A block of data:
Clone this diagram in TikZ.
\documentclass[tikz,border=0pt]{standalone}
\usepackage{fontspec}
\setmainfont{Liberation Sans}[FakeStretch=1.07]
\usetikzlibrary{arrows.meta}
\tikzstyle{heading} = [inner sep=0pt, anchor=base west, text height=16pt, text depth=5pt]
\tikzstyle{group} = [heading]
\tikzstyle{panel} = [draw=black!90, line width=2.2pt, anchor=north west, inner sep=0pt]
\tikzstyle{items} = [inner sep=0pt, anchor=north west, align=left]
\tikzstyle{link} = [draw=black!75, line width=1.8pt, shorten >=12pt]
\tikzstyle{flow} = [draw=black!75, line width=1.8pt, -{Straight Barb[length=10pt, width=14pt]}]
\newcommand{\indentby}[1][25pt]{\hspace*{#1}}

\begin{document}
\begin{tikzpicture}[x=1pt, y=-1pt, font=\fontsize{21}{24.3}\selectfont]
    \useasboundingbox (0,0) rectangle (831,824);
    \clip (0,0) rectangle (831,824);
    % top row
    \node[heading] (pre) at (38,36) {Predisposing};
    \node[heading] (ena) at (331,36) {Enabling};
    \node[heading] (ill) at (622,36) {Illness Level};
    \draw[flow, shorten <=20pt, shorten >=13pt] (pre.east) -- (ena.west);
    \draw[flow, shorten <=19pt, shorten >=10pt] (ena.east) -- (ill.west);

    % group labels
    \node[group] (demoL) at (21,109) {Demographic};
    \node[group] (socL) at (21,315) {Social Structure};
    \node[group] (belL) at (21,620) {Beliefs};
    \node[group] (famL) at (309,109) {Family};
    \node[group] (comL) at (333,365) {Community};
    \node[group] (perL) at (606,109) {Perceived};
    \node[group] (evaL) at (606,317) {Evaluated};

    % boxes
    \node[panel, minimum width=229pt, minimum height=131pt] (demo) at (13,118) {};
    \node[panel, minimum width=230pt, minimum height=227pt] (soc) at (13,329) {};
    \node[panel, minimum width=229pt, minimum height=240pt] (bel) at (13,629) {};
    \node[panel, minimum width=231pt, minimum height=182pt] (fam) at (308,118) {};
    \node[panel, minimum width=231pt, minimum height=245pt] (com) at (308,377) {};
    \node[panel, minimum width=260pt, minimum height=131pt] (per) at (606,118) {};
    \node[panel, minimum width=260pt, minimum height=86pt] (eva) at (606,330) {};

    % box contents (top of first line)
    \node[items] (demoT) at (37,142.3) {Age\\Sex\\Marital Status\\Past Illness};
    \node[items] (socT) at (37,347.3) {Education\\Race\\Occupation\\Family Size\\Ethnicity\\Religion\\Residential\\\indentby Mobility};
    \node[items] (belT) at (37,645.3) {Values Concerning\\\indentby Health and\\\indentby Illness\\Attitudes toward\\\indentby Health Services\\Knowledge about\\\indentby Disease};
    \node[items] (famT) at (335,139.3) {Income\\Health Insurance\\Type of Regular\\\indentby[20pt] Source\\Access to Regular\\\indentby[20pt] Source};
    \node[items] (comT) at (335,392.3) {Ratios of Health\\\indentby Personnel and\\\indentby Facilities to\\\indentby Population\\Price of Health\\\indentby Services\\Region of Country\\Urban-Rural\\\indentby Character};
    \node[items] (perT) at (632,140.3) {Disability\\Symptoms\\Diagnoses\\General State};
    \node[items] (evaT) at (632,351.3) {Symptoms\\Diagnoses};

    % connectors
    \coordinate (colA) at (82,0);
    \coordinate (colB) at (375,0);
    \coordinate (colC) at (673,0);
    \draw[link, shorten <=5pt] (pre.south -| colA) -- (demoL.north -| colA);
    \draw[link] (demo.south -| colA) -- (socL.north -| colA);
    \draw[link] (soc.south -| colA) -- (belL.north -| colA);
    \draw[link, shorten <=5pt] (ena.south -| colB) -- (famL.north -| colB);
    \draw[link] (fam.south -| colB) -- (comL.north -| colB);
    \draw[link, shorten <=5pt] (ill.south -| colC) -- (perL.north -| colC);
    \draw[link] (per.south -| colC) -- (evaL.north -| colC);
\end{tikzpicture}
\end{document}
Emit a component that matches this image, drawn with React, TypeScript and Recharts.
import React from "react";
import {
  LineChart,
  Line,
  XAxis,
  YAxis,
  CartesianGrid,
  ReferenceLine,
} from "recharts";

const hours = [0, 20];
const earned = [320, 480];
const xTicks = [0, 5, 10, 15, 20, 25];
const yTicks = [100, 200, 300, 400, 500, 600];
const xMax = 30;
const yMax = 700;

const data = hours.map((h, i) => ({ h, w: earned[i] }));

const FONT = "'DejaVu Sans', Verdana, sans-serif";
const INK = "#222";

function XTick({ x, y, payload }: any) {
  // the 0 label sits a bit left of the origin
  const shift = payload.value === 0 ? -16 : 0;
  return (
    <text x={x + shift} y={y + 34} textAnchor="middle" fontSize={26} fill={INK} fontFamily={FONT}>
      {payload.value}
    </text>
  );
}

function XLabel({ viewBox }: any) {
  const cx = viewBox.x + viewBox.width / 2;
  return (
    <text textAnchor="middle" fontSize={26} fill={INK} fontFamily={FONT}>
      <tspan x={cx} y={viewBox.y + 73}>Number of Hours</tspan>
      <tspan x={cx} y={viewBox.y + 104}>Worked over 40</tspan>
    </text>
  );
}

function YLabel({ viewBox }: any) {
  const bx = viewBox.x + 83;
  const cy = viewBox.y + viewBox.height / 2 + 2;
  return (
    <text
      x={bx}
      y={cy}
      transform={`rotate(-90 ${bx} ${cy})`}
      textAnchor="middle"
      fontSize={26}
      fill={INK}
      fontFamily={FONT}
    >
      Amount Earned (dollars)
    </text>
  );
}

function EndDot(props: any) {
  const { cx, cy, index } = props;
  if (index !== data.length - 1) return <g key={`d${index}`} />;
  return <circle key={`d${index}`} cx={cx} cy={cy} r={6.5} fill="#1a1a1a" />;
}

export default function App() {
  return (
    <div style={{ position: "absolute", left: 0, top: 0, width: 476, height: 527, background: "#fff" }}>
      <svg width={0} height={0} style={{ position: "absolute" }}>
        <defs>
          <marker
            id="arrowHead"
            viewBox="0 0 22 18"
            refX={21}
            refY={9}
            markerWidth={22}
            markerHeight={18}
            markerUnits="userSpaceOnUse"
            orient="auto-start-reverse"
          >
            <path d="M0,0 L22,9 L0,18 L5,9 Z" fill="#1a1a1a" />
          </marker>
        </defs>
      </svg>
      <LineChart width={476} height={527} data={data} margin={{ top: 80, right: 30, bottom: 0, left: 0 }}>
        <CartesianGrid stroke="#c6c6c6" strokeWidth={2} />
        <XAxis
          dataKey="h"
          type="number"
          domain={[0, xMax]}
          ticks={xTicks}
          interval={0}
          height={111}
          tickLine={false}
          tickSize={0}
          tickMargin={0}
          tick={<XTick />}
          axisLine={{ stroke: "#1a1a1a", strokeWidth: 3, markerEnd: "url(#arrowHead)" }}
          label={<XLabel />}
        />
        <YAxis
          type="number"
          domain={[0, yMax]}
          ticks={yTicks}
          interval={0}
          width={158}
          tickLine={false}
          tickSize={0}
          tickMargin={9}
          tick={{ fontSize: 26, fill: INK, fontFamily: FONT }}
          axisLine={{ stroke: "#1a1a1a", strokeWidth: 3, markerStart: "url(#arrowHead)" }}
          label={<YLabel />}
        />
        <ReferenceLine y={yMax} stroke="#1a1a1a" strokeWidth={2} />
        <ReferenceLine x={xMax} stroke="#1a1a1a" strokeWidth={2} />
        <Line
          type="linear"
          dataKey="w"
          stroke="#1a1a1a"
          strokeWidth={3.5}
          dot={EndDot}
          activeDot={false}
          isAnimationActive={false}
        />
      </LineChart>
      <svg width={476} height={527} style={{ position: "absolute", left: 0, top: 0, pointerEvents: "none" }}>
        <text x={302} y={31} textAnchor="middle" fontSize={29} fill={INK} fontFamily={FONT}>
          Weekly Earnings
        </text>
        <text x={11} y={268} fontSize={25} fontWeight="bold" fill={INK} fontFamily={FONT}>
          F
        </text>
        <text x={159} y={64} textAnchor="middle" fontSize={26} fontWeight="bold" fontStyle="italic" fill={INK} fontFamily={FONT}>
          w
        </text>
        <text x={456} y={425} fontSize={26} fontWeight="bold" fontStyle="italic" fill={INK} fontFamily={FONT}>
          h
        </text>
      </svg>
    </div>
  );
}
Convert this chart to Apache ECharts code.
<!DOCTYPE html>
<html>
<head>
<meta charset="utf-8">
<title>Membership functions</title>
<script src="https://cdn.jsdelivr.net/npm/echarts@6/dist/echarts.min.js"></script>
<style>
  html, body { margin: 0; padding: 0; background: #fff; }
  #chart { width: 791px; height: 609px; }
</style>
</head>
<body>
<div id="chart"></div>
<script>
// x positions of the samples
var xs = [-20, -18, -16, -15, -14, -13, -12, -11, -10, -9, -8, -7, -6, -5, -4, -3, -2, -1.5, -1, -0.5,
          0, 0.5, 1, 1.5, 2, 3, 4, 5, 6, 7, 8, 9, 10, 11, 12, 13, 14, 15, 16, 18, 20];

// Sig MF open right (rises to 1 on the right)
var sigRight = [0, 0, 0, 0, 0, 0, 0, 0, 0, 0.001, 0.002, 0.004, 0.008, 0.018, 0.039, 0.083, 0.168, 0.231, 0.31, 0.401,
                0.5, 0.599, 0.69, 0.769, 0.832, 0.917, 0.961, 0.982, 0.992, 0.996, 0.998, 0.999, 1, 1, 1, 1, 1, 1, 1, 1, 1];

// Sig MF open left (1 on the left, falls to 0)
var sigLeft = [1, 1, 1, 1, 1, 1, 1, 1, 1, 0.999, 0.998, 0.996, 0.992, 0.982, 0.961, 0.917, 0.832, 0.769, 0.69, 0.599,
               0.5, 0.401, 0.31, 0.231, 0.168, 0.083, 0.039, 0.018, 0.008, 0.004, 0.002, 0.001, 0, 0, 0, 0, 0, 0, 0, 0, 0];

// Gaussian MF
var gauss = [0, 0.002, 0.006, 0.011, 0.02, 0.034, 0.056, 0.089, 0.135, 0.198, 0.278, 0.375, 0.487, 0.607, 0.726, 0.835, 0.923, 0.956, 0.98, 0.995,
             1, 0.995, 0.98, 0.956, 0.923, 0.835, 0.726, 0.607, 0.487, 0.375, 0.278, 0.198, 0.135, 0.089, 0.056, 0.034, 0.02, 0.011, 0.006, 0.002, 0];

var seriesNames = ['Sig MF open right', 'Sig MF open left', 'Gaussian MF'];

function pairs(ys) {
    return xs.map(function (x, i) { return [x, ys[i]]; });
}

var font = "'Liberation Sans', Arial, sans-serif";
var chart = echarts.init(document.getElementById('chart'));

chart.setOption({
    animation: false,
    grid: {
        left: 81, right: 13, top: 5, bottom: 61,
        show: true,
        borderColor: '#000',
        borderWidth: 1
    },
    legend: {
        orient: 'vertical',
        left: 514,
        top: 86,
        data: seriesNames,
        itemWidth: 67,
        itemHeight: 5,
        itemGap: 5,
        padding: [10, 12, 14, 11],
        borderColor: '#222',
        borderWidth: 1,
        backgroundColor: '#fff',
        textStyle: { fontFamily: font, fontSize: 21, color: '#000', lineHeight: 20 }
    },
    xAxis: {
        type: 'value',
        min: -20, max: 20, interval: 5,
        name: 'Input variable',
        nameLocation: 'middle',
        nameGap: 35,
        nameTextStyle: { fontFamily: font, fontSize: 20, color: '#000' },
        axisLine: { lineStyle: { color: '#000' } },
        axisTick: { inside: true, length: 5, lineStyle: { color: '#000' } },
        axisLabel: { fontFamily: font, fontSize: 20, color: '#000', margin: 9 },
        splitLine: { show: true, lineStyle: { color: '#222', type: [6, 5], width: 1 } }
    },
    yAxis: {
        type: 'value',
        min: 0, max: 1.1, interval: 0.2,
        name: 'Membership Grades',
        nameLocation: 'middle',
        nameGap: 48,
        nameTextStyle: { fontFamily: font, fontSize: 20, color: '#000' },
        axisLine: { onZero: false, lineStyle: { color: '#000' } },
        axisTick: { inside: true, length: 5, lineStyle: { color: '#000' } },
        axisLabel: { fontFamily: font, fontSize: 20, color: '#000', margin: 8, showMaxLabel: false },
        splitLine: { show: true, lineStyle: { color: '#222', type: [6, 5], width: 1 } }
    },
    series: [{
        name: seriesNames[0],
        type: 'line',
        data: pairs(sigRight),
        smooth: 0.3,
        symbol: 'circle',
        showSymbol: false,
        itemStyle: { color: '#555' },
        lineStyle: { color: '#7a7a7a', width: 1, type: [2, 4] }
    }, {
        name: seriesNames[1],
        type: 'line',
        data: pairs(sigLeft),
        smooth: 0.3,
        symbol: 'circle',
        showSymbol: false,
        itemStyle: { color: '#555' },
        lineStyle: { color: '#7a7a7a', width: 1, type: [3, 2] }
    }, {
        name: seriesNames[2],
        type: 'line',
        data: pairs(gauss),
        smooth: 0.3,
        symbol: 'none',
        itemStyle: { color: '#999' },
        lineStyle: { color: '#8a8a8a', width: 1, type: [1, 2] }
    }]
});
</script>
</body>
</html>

**Exercise description:** Include the first line, the line containing "(evaL) at (606,317)", and every line between them, copied exactly from the material above; output no other line.

**Written answer:**
Clone this diagram in TikZ.
\documentclass[tikz,border=0pt]{standalone}
\usepackage{fontspec}
\setmainfont{Liberation Sans}[FakeStretch=1.07]
\usetikzlibrary{arrows.meta}
\tikzstyle{heading} = [inner sep=0pt, anchor=base west, text height=16pt, text depth=5pt]
\tikzstyle{group} = [heading]
\tikzstyle{panel} = [draw=black!90, line width=2.2pt, anchor=north west, inner sep=0pt]
\tikzstyle{items} = [inner sep=0pt, anchor=north west, align=left]
\tikzstyle{link} = [draw=black!75, line width=1.8pt, shorten >=12pt]
\tikzstyle{flow} = [draw=black!75, line width=1.8pt, -{Straight Barb[length=10pt, width=14pt]}]
\newcommand{\indentby}[1][25pt]{\hspace*{#1}}

\begin{document}
\begin{tikzpicture}[x=1pt, y=-1pt, font=\fontsize{21}{24.3}\selectfont]
    \useasboundingbox (0,0) rectangle (831,824);
    \clip (0,0) rectangle (831,824);
    % top row
    \node[heading] (pre) at (38,36) {Predisposing};
    \node[heading] (ena) at (331,36) {Enabling};
    \node[heading] (ill) at (622,36) {Illness Level};
    \draw[flow, shorten <=20pt, shorten >=13pt] (pre.east) -- (ena.west);
    \draw[flow, shorten <=19pt, shorten >=10pt] (ena.east) -- (ill.west);

    % group labels
    \node[group] (demoL) at (21,109) {Demographic};
    \node[group] (socL) at (21,315) {Social Structure};
    \node[group] (belL) at (21,620) {Beliefs};
    \node[group] (famL) at (309,109) {Family};
    \node[group] (comL) at (333,365) {Community};
    \node[group] (perL) at (606,109) {Perceived};
    \node[group] (evaL) at (606,317) {Evaluated};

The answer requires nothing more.